• [WORK TO DO]:
From the first line of the listing below to the line with "import plotly.graph_objects as go", print each line exactly, and nothing more. Leave out the pictures.

Charts and diagrams as code:
..........

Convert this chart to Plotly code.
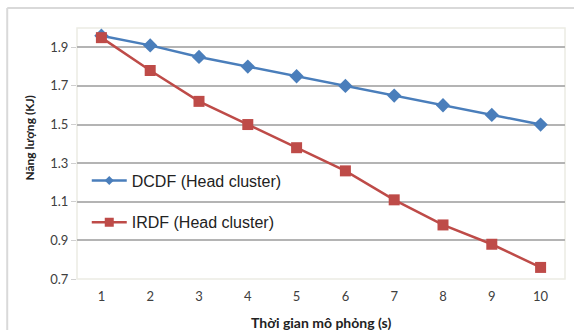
import plotly.graph_objects as go

x_labels = ["1", "2", "3", "4", "5", "6", "7", "8", "9", "10"]
dcdf = [1.96, 1.91, 1.85, 1.80, 1.75, 1.70, 1.65, 1.60, 1.55, 1.50]
irdf = [1.95, 1.78, 1.62, 1.50, 1.38, 1.26, 1.11, 0.98, 0.88, 0.76]
y_ticks = [0.7, 0.9, 1.1, 1.3, 1.5, 1.7, 1.9]

tick_font = dict(family="Lato, Carlito, Calibri, sans-serif", size=13, color="#404040")
blue = "#4a7ebb"
red = "#be4b48"

fig = go.Figure()
fig.add_trace(go.Scatter(
    x=x_labels, y=dcdf, mode="lines+markers", name="DCDF (Head cluster)",
    line=dict(color=blue, width=2.5),
    marker=dict(symbol="diamond", size=11, color=blue),
    legendgroup="a", showlegend=False,
))
fig.add_trace(go.Scatter(
    x=x_labels, y=irdf, mode="lines+markers", name="IRDF (Head cluster)",
    line=dict(color=red, width=2.5),
    marker=dict(symbol="square", size=11, color=red),
    legendgroup="b", showlegend=False,
))
# legend entries with smaller markers
fig.add_trace(go.Scatter(
    x=[None], y=[None], mode="lines+markers", name="DCDF (Head cluster)",
    line=dict(color=blue, width=2.5),
    marker=dict(symbol="diamond", size=7, color=blue),
    legendgroup="a",
))
fig.add_trace(go.Scatter(
    x=[None], y=[None], mode="lines+markers", name="IRDF (Head cluster)",
    line=dict(color=red, width=2.5),
    marker=dict(symbol="square", size=9, color=red),
    legendgroup="b",
))

fig.update_layout(
    width=574, height=330,
    margin=dict(l=77, r=9, t=28, b=51),
    paper_bgcolor="white", plot_bgcolor="white",
    showlegend=True,
    legend=dict(
        x=0.02, y=0.46, xanchor="left", yanchor="top",
        font=dict(family="Liberation Sans, Arial, sans-serif", size=16, color="#222222"),
        bgcolor="rgba(0,0,0,0)", tracegroupgap=18, traceorder="grouped",
        itemwidth=35,
    ),
    xaxis=dict(
        type="category", range=[-0.5, 9.5],
        showgrid=False, zeroline=False,
        showline=False,
        tickfont=tick_font, ticks="", ticklabelstandoff=8,
    ),
    yaxis=dict(
        range=[0.7, 2.0], tickvals=y_ticks, ticktext=[f"{v:.1f}" for v in y_ticks],
        showgrid=True, gridcolor="#b4b4b4", gridwidth=1.5,
        zeroline=False, showline=False,
        ticks="outside", ticklen=5, tickcolor="#d0d0d0",
        tickfont=tick_font,
    ),
    shapes=[
        dict(type="rect", xref="paper", yref="paper", x0=0, y0=0, x1=1, y1=1,
             line=dict(color="#ecece4", width=1.5), layer="below"),
        dict(type="line", xref="paper", yref="paper", x0=-0.143, x1=1.05, y0=1.08, y1=1.08,
             line=dict(color="#d9d9d9", width=2)),
        dict(type="line", xref="paper", yref="paper", x0=-0.143, x1=-0.143, y0=1.08, y1=-0.3,
             line=dict(color="#d9d9d9", width=2)),
    ],
    annotations=[
        dict(text="<b>Thời gian mô phỏng (s)</b>", xref="paper", yref="paper",
             x=0.5, y=-0.172, xanchor="center", yanchor="middle", showarrow=False,
             font=dict(family="Lato, Carlito, Calibri, sans-serif", size=14, color="#222222")),
        dict(text="<b>Năng lượng (KJ)</b>", xref="paper", yref="paper",
             x=-0.098, y=0.56, xanchor="center", yanchor="middle", showarrow=False,
             textangle=-90,
             font=dict(family="Lato, Carlito, Calibri, sans-serif", size=12, color="#222222")),
    ],
)

fig.write_html("out.html")
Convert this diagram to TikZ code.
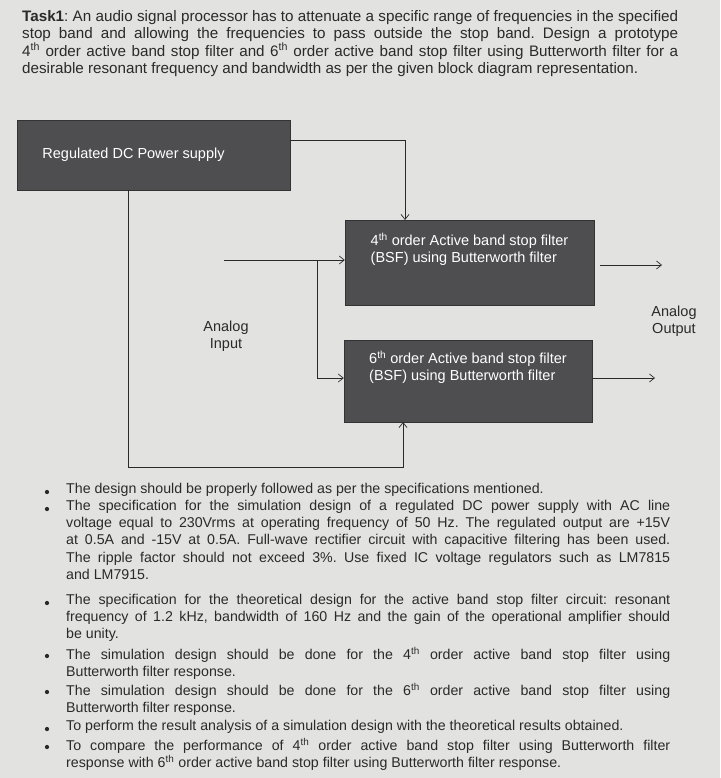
\documentclass[tikz,border=0pt]{standalone}
\usepackage{fontspec}
\setmainfont{Liberation Sans}
\usetikzlibrary{arrows.meta}
\definecolor{paper}{HTML}{E2E2E0}
\definecolor{boxc}{HTML}{4E4E50}
\definecolor{ink}{HTML}{2A2A2A}
\frenchspacing
\begin{document}
\begin{tikzpicture}[x=1pt,y=-1pt,
  blk/.style={draw=black!80,fill=boxc,text=white,font=\fontsize{14.5}{17}\selectfont,align=left,inner sep=0pt},
  conn/.style={draw=ink,line width=0.7pt},
  arr/.style={conn,-{Straight Barb[length=5pt,width=8pt]}},
  lbl/.style={text=ink,font=\fontsize{14.5}{17}\selectfont,align=center},
  para/.style={text=ink,anchor=north west,inner sep=0pt,text width=604pt,align=justify,font=\fontsize{14.2}{17.2}\selectfont},
  dot/.style={circle,fill=ink,inner sep=1.5pt}]
\fill[paper] (0,0) rectangle (720,778);
\useasboundingbox (0,0) rectangle (720,778);
\node[anchor=north west,inner sep=0pt,text width=656pt,align=justify,text=ink,font=\fontsize{15.2}{17.5}\selectfont] (hdr) at (22,10)
 {\textbf{Task1}: An audio signal processor has to attenuate a specific range of frequencies in the specified\linebreak stop band and allowing the frequencies to pass outside the stop band. Design a prototype\linebreak 4\textsuperscript{th} order active band stop filter and 6\textsuperscript{th} order active band stop filter using Butterworth filter for a\linebreak desirable resonant frequency and bandwidth as per the given block diagram representation.};
% blocks
\node[blk,minimum width=273pt,minimum height=70pt] (dc) at (153.5,155) {\hspace*{-40pt}Regulated DC Power supply};
\node[blk,minimum width=249pt,minimum height=85pt,text depth=30pt] (f4) at (469.5,262.5) {4\textsuperscript{th} order Active band stop filter\\(BSF) using Butterworth filter};
\node[blk,minimum width=248pt,minimum height=82pt,text depth=30pt] (f6) at (468,381) {6\textsuperscript{th} order Active band stop filter\\(BSF) using Butterworth filter};
\node[lbl] (ain) at (226,336) {Analog\\Input};
\node[lbl] (aout) at (674,321) {Analog\\Output};
\coordinate (inS) at (224,260);
\coordinate (br) at (317,260);
\coordinate (o4) at (662,265);
\coordinate (o6) at (655,378);
% connectors
\draw[arr] (dc.east |- 0,140) -| (405,220);
\draw[arr] (128,190) -- (128,467) -| (403,422);
\draw[arr] (inS) -- (f4.west |- inS);
\draw[arr] (br) |- (f6.west |- 0,378);
\draw[arr] (600,265) -- (o4);
\draw[arr] (f6.east |- o6) -- (o6);
% bullets
\foreach \y in {492,509,603,656,692,729,747} \node[dot] at (47,\y) {};
\node[para] (b1) at (66,483) {The design should be properly followed as per the specifications mentioned.};
\node[para] (b2) at (66,500) {The specification for the simulation design of a regulated DC power supply with AC line\linebreak voltage equal to 230Vrms at operating frequency of 50 Hz. The regulated output are +15V\linebreak at 0.5A and -15V at 0.5A. Full-wave rectifier circuit with capacitive filtering has been used.\linebreak The ripple factor should not exceed 3\%. Use fixed IC voltage regulators such as LM7815\linebreak and LM7915.};
\node[para] (b3) at (66,594) {The specification for the theoretical design for the active band stop filter circuit: resonant\linebreak frequency of 1.2 kHz, bandwidth of 160 Hz and the gain of the operational amplifier should\linebreak be unity.};
\node[para] (b4) at (66,647) {The simulation design should be done for the 4\textsuperscript{th} order active band stop filter using\linebreak Butterworth filter response.};
\node[para] (b5) at (66,683) {The simulation design should be done for the 6\textsuperscript{th} order active band stop filter using\linebreak Butterworth filter response.};
\node[para] (b6) at (66,720) {To perform the result analysis of a simulation design with the theoretical results obtained.};
\node[para] (b7) at (66,738) {To compare the performance of 4\textsuperscript{th} order active band stop filter using Butterworth filter\linebreak response with 6\textsuperscript{th} order active band stop filter using Butterworth filter response.};
\end{tikzpicture}
\end{document}
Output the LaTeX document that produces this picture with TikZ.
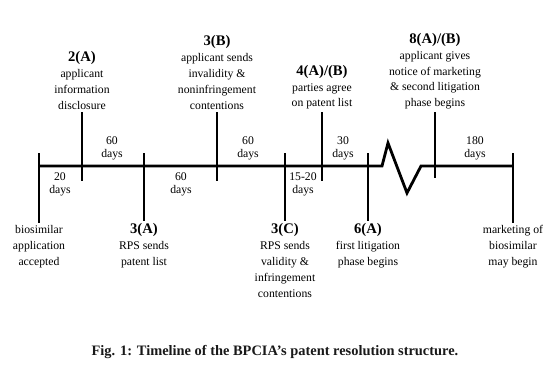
\documentclass[tikz,border=0pt]{standalone}
\usepackage{fontspec}
\setmainfont{Liberation Serif}
\usepackage{tikz}
\usetikzlibrary{positioning}
\newcommand{\evhead}[1]{{\fontsize{12.5}{13}\selectfont\bfseries #1}}

\begin{document}
\begin{tikzpicture}[x=1cm,y=1cm,
  event/.style={font=\fontsize{10}{13.6}\selectfont,align=center,inner sep=2pt},
  evtop/.style={event,anchor=south},
  evbot/.style={event,anchor=north},
  span/.style={font=\fontsize{10}{11}\selectfont,align=center,inner sep=0pt},
  axis/.style={line width=2.4pt,line join=miter},
  tick/.style={line width=1.5pt}]

\path[use as bounding box,fill=white] (0,0) rectangle (16.5,-11.1);
% main time axis with the break
\coordinate (t0) at (1.17,-4.98);
\coordinate (t1) at (15.39,-4.98);
\draw[axis] (t0)--(11.46,-4.98)--(11.64,-4.29)--(12.21,-5.79)--(12.63,-4.98)--(t1);

% events above the axis
\node[evtop] (disc) at (2.46,-3.36) {\evhead{2(A)}\\applicant\\information\\disclosure};
\node[evtop] (inval) at (6.51,-3.36) {\evhead{3(B)}\\applicant sends\\invalidity \&\\noninfringement\\contentions};
\node[evtop] (agree) at (9.66,-3.36) {\evhead{4(A)/(B)}\\parties agree\\on patent list};
\node[evtop] (notice) at (13.05,-3.36) {\evhead{8(A)/(B)}\\applicant gives\\notice of marketing\\\& second litigation\\phase begins};
\coordinate (disc-b) at (2.46,-5.43);
\coordinate (inval-b) at (6.51,-5.43);
\coordinate (agree-b) at (9.66,-5.43);
\coordinate (notice-b) at (13.05,-5.34);
\draw[tick] (disc.south)--(disc-b);
\draw[tick] (inval.south)--(inval-b);
\draw[tick] (agree.south)--(agree-b);
\draw[tick] (notice.south)--(notice-b);

% events below the axis
\node[evbot] (accept) at (1.17,-6.69) {biosimilar\\application\\accepted};
\node[evbot] (plist) at (4.32,-6.63) {\evhead{3(A)}\\RPS sends\\patent list};
\node[evbot] (valid) at (8.55,-6.63) {\evhead{3(C)}\\RPS sends\\validity \&\\infringement\\contentions};
\node[evbot] (litig) at (11.04,-6.63) {\evhead{6(A)}\\first litigation\\phase begins};
\node[evbot] (market) at (15.39,-6.69) {marketing of\\biosimilar\\may begin};
\coordinate (accept-t) at (1.17,-4.59);
\coordinate (plist-t) at (4.32,-4.59);
\coordinate (valid-t) at (8.55,-4.59);
\coordinate (litig-t) at (11.04,-4.59);
\coordinate (market-t) at (15.39,-4.59);
\draw[tick] (accept-t)--(accept.north);
\draw[tick] (plist-t)--(plist.north);
\draw[tick] (valid-t)--(valid.north);
\draw[tick] (litig-t)--(litig.north);
\draw[tick] (market-t)--(market.north);

% durations
\foreach \xx/\yy/\lab/\nm in {1.8/-5.52/20/d1,3.36/-4.44/60/d2,5.43/-5.52/60/d3,7.44/-4.44/60/d4,9.09/-5.52/15-20/d5,10.29/-4.44/30/d6,14.25/-4.44/180/d7}
  \node[span] (\nm) at (\xx,\yy) {\lab\\days};

\node[font=\fontsize{12.3}{14}\selectfont\bfseries,text=black!90] (cap) at (8.25,-10.56)
  {Fig. 1: Timeline of the BPCIA’s patent resolution structure.};

\end{tikzpicture}
\end{document}
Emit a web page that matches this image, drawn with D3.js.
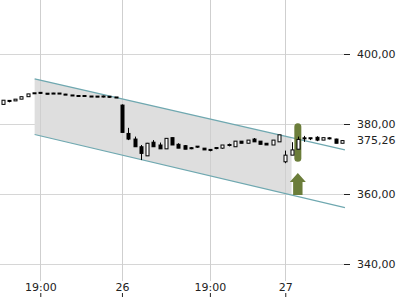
<!DOCTYPE html>
<html>
<head>
<meta charset="utf-8">
<script src="https://cdn.jsdelivr.net/npm/d3@7"></script>
<style>
  body { margin: 0; background: #fff; }
  svg text { font-family: "DejaVu Sans", sans-serif; font-size: 11px; fill: #222; }
</style>
</head>
<body>
<div id="chart"></div>
<script>
// candle data (one entry per period)
const open  = [385.6,386.7,386.6,387.1,387.8,388.75,388.9,388.8,388.8,388.8,388.5,388.2,388.1,388.1,387.9,387.95,387.85,387.8,387.6,
               385.4,377.3,375.7,373.5,370.9,374.8,374.0,372.9,376.1,374.2,373.8,373.1,373.55,373.1,372.6,373.15,373.1,374.0,373.5,375.1,
               374.5,375.7,375.1,374.5,374.0,374.9,369.2,371.1,372.8,375.9,375.95,376.2,375.4,375.9,375.7,374.5];
const high  = [386.8,386.8,387.1,387.8,388.6,388.8,389.1,388.8,388.9,388.8,388.6,388.2,388.2,388.1,388.0,388.0,388.1,387.8,387.6,
               385.6,378.9,376.4,374.0,374.6,375.4,374.7,375.9,376.1,374.5,374.0,373.4,373.6,373.1,372.8,373.2,374.0,374.4,375.1,375.1,
               375.4,376.0,375.1,374.5,375.4,376.9,372.4,374.8,376.4,376.6,375.95,376.5,376.1,376.2,375.8,375.4];
const low   = [385.6,386.2,386.6,387.1,387.8,388.7,388.7,388.5,388.6,388.6,388.3,388.0,387.9,387.9,387.8,387.7,387.6,387.5,387.55,
               377.6,375.4,373.5,369.7,370.9,373.5,372.9,372.9,374.0,373.1,372.8,372.8,373.2,372.6,372.2,372.8,372.9,373.6,373.5,374.5,
               374.5,374.9,374.2,374.0,374.0,374.9,368.8,371.1,372.8,374.9,375.4,375.1,375.4,375.6,374.5,374.5];
const close = [386.8,386.5,387.1,387.8,388.6,388.8,388.9,388.5,388.6,388.6,388.3,388.1,387.9,387.9,387.8,387.7,387.85,387.75,387.55,
               377.6,375.7,373.5,371.6,374.5,373.5,372.9,375.9,374.0,373.1,372.8,373.05,373.5,372.6,372.6,373.1,374.0,374.0,375.1,374.5,
               375.4,374.9,374.2,374.0,375.4,376.9,371.1,372.6,375.6,375.9,375.9,375.4,376.1,375.9,374.5,375.26];

// axis labels
const xTickIdx = [6, 19, 33, 45];
const xTickLabels = ["19:00", "26", "19:00", "27"];
const yTicks = [340, 360, 380, 400];

// trend channel (index, price) end points
const channelIdx = [5.1, 54.5];
const channelTop = [392.9, 372.6];
const channelBottom = [377.0, 356.1];
const channelFillEnd = 46;

// signal marker
const signalIdx = 47;
const signalRange = [369.2, 380.2];
const arrowPrices = [366.0, 363.4, 359.7]; // tip, head base, shaft bottom

const W = 400, H = 300;
const svg = d3.select("#chart").append("svg").attr("width", W).attr("height", H);

const x = d3.scaleLinear().domain([0, 54]).range([2.6, 341.8]);
const y = d3.scaleLinear().domain([340, 400]).range([264, 54]);
const plotRight = 344;

// gridlines
svg.append("g").selectAll("line").data(yTicks).join("line")
  .attr("x1", 0).attr("x2", plotRight)
  .attr("y1", d => Math.round(y(d)) + 0.5).attr("y2", d => Math.round(y(d)) + 0.5)
  .attr("stroke", "#d6d6d6");

// channel fill, clipped to where it stops
svg.append("clipPath").attr("id", "fillclip").append("rect")
  .attr("x", 0).attr("y", 0).attr("width", x(channelFillEnd)).attr("height", H);

const chPoly = [
  [x(channelIdx[0]), y(channelTop[0])], [x(channelIdx[1]), y(channelTop[1])],
  [x(channelIdx[1]), y(channelBottom[1])], [x(channelIdx[0]), y(channelBottom[0])]
];
svg.append("polygon")
  .attr("points", chPoly.map(p => p.join(",")).join(" "))
  .attr("fill", "#dedede")
  .attr("clip-path", "url(#fillclip)");

svg.append("g").selectAll("line").data(xTickIdx).join("line")
  .attr("x1", d => Math.round(x(d)) + 0.5).attr("x2", d => Math.round(x(d)) + 0.5)
  .attr("y1", 0).attr("y2", 281)
  .attr("stroke", "#cfcfcf");

// channel lines
[channelTop, channelBottom].forEach(c => {
  svg.append("line")
    .attr("x1", x(channelIdx[0])).attr("y1", y(c[0]))
    .attr("x2", x(channelIdx[1])).attr("y2", y(c[1]))
    .attr("stroke", "#6fa8b0").attr("stroke-width", 1.2);
});

// signal pill
svg.append("rect")
  .attr("x", x(signalIdx) - 3.5).attr("width", 7)
  .attr("y", y(signalRange[1])).attr("height", y(signalRange[0]) - y(signalRange[1]))
  .attr("rx", 3.5).attr("fill", "#6b7d3a");

// candles
const candles = svg.append("g");
open.forEach((o, i) => {
  const c = close[i];
  const cx = Math.round(x(i)) + 0.5;
  candles.append("line")
    .attr("x1", cx).attr("x2", cx)
    .attr("y1", y(high[i])).attr("y2", y(low[i]))
    .attr("stroke", "#000");
  const top = y(Math.max(o, c)), bot = y(Math.min(o, c));
  const hgt = Math.max(bot - top, 1);
  candles.append("rect")
    .attr("x", cx - 1.5).attr("width", 3)
    .attr("y", (top + bot) / 2 - hgt / 2).attr("height", hgt)
    .attr("fill", c > o ? "#fff" : "#000")
    .attr("stroke", "#000").attr("stroke-width", 1);
});

// up arrow
const ax = x(signalIdx);
const aTip = y(arrowPrices[0]), aBase = y(arrowPrices[1]), aBot = y(arrowPrices[2]);
svg.append("polygon")
  .attr("points", [
    [ax, aTip], [ax + 8, aBase], [ax + 4.7, aBase], [ax + 4.7, aBot],
    [ax - 4.7, aBot], [ax - 4.7, aBase], [ax - 8, aBase]
  ].map(p => p.join(",")).join(" "))
  .attr("fill", "#6b7d3a");

// right y axis
const yAxis = svg.append("g")
  .attr("transform", `translate(${plotRight},0)`)
  .call(d3.axisRight(y).tickValues(yTicks).tickSize(6).tickPadding(7)
    .tickFormat(d => d3.format(".2f")(d).replace(".", ",")));
yAxis.select(".domain").remove();
yAxis.selectAll(".tick line").attr("stroke", "#222");
yAxis.selectAll("text").attr("font-size", 11).attr("font-family", "DejaVu Sans");

svg.append("text")
  .attr("x", plotRight + 13).attr("y", y(close[close.length - 1]))
  .attr("dy", "0.32em")
  .text(d3.format(".2f")(close[close.length - 1]).replace(".", ","));

// bottom time axis (labels above their ticks)
const xAxis = svg.append("g")
  .attr("transform", "translate(0,297)")
  .call(d3.axisTop(x).tickValues(xTickIdx).tickSize(4).tickSizeOuter(0).tickPadding(2)
    .tickFormat((d, i) => xTickLabels[i]));
xAxis.select(".domain").remove();
xAxis.selectAll(".tick line").attr("stroke", "#222");
xAxis.selectAll("text").attr("font-size", 11).attr("font-family", "DejaVu Sans");
</script>
</body>
</html>
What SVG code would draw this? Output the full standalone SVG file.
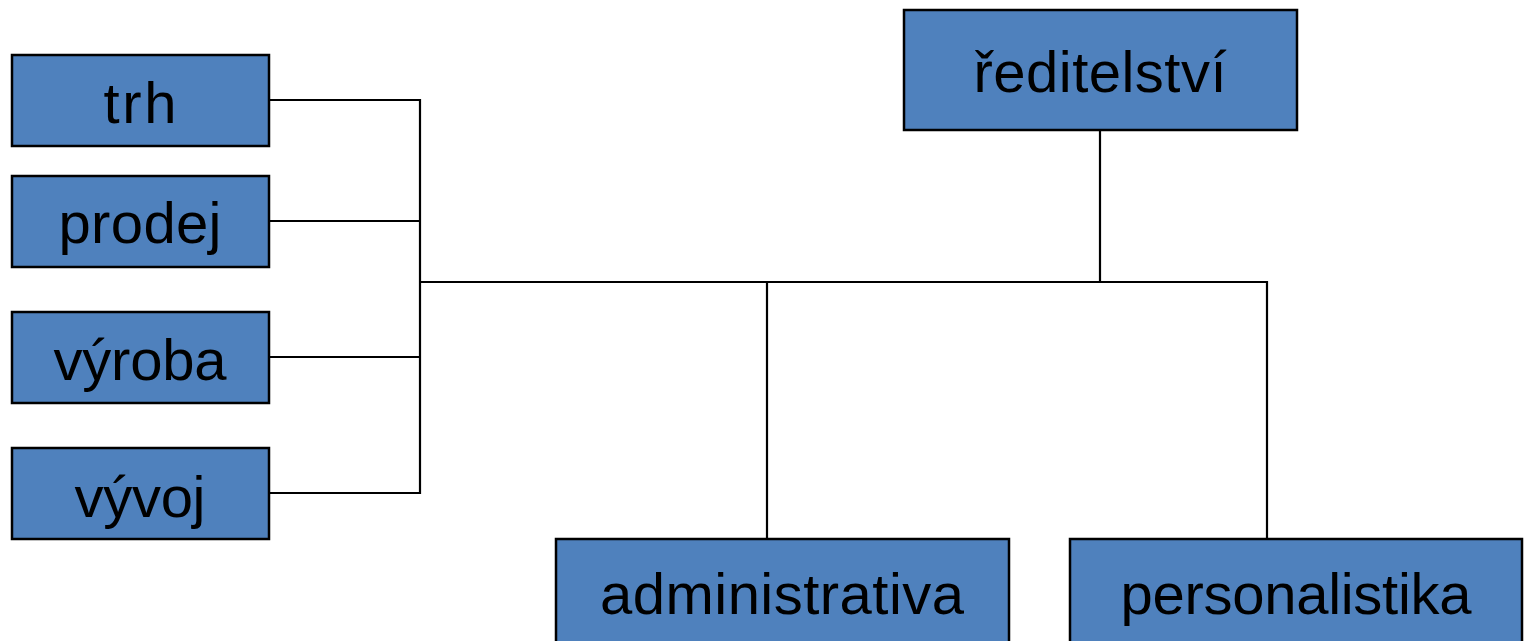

..........

• [SOLUTION FOR THIS EXERCISE]:
Convert this chart to Plotly code.
import plotly.graph_objects as go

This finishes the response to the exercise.